* start SOURCE MATERIAL *

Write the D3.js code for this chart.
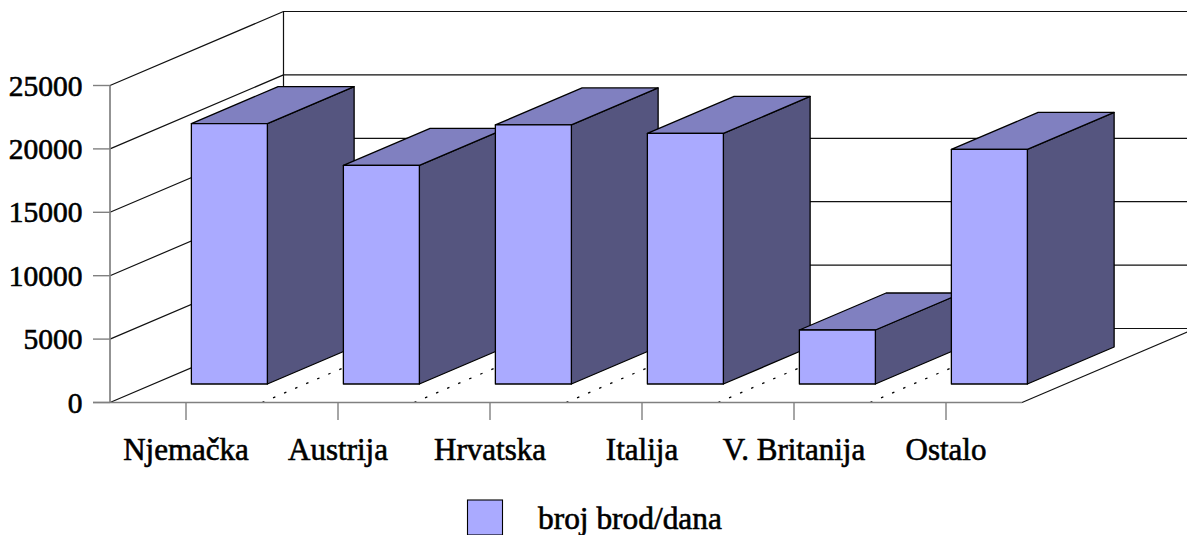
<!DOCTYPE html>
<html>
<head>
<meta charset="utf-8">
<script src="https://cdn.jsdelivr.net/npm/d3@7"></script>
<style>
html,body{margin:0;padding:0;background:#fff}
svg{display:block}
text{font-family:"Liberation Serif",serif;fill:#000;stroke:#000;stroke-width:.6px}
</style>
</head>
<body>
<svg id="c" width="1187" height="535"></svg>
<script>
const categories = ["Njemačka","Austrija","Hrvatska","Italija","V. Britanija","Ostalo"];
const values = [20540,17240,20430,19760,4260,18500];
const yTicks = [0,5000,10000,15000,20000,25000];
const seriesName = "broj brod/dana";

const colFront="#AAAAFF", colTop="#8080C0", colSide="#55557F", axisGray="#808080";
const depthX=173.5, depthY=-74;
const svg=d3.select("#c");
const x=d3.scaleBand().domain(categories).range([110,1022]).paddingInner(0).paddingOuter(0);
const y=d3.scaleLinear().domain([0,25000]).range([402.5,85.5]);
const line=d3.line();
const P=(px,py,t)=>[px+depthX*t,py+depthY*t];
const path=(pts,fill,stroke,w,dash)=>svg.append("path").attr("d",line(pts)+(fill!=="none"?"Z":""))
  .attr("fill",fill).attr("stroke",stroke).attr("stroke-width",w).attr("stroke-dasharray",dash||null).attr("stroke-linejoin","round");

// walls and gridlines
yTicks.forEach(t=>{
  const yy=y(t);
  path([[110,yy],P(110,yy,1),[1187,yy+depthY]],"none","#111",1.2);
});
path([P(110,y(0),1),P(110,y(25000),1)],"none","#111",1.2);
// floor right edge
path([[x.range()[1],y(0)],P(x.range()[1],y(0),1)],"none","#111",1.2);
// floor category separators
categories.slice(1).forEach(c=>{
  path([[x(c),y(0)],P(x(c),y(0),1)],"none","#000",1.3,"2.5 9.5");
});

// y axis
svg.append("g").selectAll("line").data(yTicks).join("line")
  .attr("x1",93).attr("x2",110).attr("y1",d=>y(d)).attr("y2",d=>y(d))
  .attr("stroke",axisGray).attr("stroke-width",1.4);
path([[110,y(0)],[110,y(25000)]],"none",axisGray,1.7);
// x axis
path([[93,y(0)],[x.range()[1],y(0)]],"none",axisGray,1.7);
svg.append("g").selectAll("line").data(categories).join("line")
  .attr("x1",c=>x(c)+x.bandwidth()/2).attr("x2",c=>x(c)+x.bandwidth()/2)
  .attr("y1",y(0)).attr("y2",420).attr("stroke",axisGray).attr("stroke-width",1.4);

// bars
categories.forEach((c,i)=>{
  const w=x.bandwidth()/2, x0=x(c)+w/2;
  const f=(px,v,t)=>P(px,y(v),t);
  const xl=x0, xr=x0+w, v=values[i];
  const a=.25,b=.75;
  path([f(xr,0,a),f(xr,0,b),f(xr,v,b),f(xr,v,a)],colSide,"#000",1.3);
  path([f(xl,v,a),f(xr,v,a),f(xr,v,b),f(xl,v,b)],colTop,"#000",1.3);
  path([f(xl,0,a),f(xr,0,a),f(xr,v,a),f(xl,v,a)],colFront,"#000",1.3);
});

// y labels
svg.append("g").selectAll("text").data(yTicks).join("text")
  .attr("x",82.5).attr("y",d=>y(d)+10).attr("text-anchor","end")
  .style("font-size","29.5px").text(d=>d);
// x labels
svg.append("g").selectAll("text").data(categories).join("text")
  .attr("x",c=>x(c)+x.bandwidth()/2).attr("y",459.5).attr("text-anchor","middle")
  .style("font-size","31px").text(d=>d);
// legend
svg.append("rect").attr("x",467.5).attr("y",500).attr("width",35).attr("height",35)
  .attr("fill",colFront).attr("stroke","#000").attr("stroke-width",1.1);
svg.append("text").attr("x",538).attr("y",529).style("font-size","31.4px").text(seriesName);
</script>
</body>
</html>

* end SOURCE MATERIAL *

• **STATED EXERCISE**:
Output the data above without changes, apart from leaving out the pictures.

• **CORRECT RESPONSE**:
Write the D3.js code for this chart.
<!DOCTYPE html>
<html>
<head>
<meta charset="utf-8">
<script src="https://cdn.jsdelivr.net/npm/d3@7"></script>
<style>
html,body{margin:0;padding:0;background:#fff}
svg{display:block}
text{font-family:"Liberation Serif",serif;fill:#000;stroke:#000;stroke-width:.6px}
</style>
</head>
<body>
<svg id="c" width="1187" height="535"></svg>
<script>
const categories = ["Njemačka","Austrija","Hrvatska","Italija","V. Britanija","Ostalo"];
const values = [20540,17240,20430,19760,4260,18500];
const yTicks = [0,5000,10000,15000,20000,25000];
const seriesName = "broj brod/dana";

const colFront="#AAAAFF", colTop="#8080C0", colSide="#55557F", axisGray="#808080";
const depthX=173.5, depthY=-74;
const svg=d3.select("#c");
const x=d3.scaleBand().domain(categories).range([110,1022]).paddingInner(0).paddingOuter(0);
const y=d3.scaleLinear().domain([0,25000]).range([402.5,85.5]);
const line=d3.line();
const P=(px,py,t)=>[px+depthX*t,py+depthY*t];
const path=(pts,fill,stroke,w,dash)=>svg.append("path").attr("d",line(pts)+(fill!=="none"?"Z":""))
  .attr("fill",fill).attr("stroke",stroke).attr("stroke-width",w).attr("stroke-dasharray",dash||null).attr("stroke-linejoin","round");

// walls and gridlines
yTicks.forEach(t=>{
  const yy=y(t);
  path([[110,yy],P(110,yy,1),[1187,yy+depthY]],"none","#111",1.2);
});
path([P(110,y(0),1),P(110,y(25000),1)],"none","#111",1.2);
// floor right edge
path([[x.range()[1],y(0)],P(x.range()[1],y(0),1)],"none","#111",1.2);
// floor category separators
categories.slice(1).forEach(c=>{
  path([[x(c),y(0)],P(x(c),y(0),1)],"none","#000",1.3,"2.5 9.5");
});

// y axis
svg.append("g").selectAll("line").data(yTicks).join("line")
  .attr("x1",93).attr("x2",110).attr("y1",d=>y(d)).attr("y2",d=>y(d))
  .attr("stroke",axisGray).attr("stroke-width",1.4);
path([[110,y(0)],[110,y(25000)]],"none",axisGray,1.7);
// x axis
path([[93,y(0)],[x.range()[1],y(0)]],"none",axisGray,1.7);
svg.append("g").selectAll("line").data(categories).join("line")
  .attr("x1",c=>x(c)+x.bandwidth()/2).attr("x2",c=>x(c)+x.bandwidth()/2)
  .attr("y1",y(0)).attr("y2",420).attr("stroke",axisGray).attr("stroke-width",1.4);

// bars
categories.forEach((c,i)=>{
  const w=x.bandwidth()/2, x0=x(c)+w/2;
  const f=(px,v,t)=>P(px,y(v),t);
  const xl=x0, xr=x0+w, v=values[i];
  const a=.25,b=.75;
  path([f(xr,0,a),f(xr,0,b),f(xr,v,b),f(xr,v,a)],colSide,"#000",1.3);
  path([f(xl,v,a),f(xr,v,a),f(xr,v,b),f(xl,v,b)],colTop,"#000",1.3);
  path([f(xl,0,a),f(xr,0,a),f(xr,v,a),f(xl,v,a)],colFront,"#000",1.3);
});

// y labels
svg.append("g").selectAll("text").data(yTicks).join("text")
  .attr("x",82.5).attr("y",d=>y(d)+10).attr("text-anchor","end")
  .style("font-size","29.5px").text(d=>d);
// x labels
svg.append("g").selectAll("text").data(categories).join("text")
  .attr("x",c=>x(c)+x.bandwidth()/2).attr("y",459.5).attr("text-anchor","middle")
  .style("font-size","31px").text(d=>d);
// legend
svg.append("rect").attr("x",467.5).attr("y",500).attr("width",35).attr("height",35)
  .attr("fill",colFront).attr("stroke","#000").attr("stroke-width",1.1);
svg.append("text").attr("x",538).attr("y",529).style("font-size","31.4px").text(seriesName);
</script>
</body>
</html>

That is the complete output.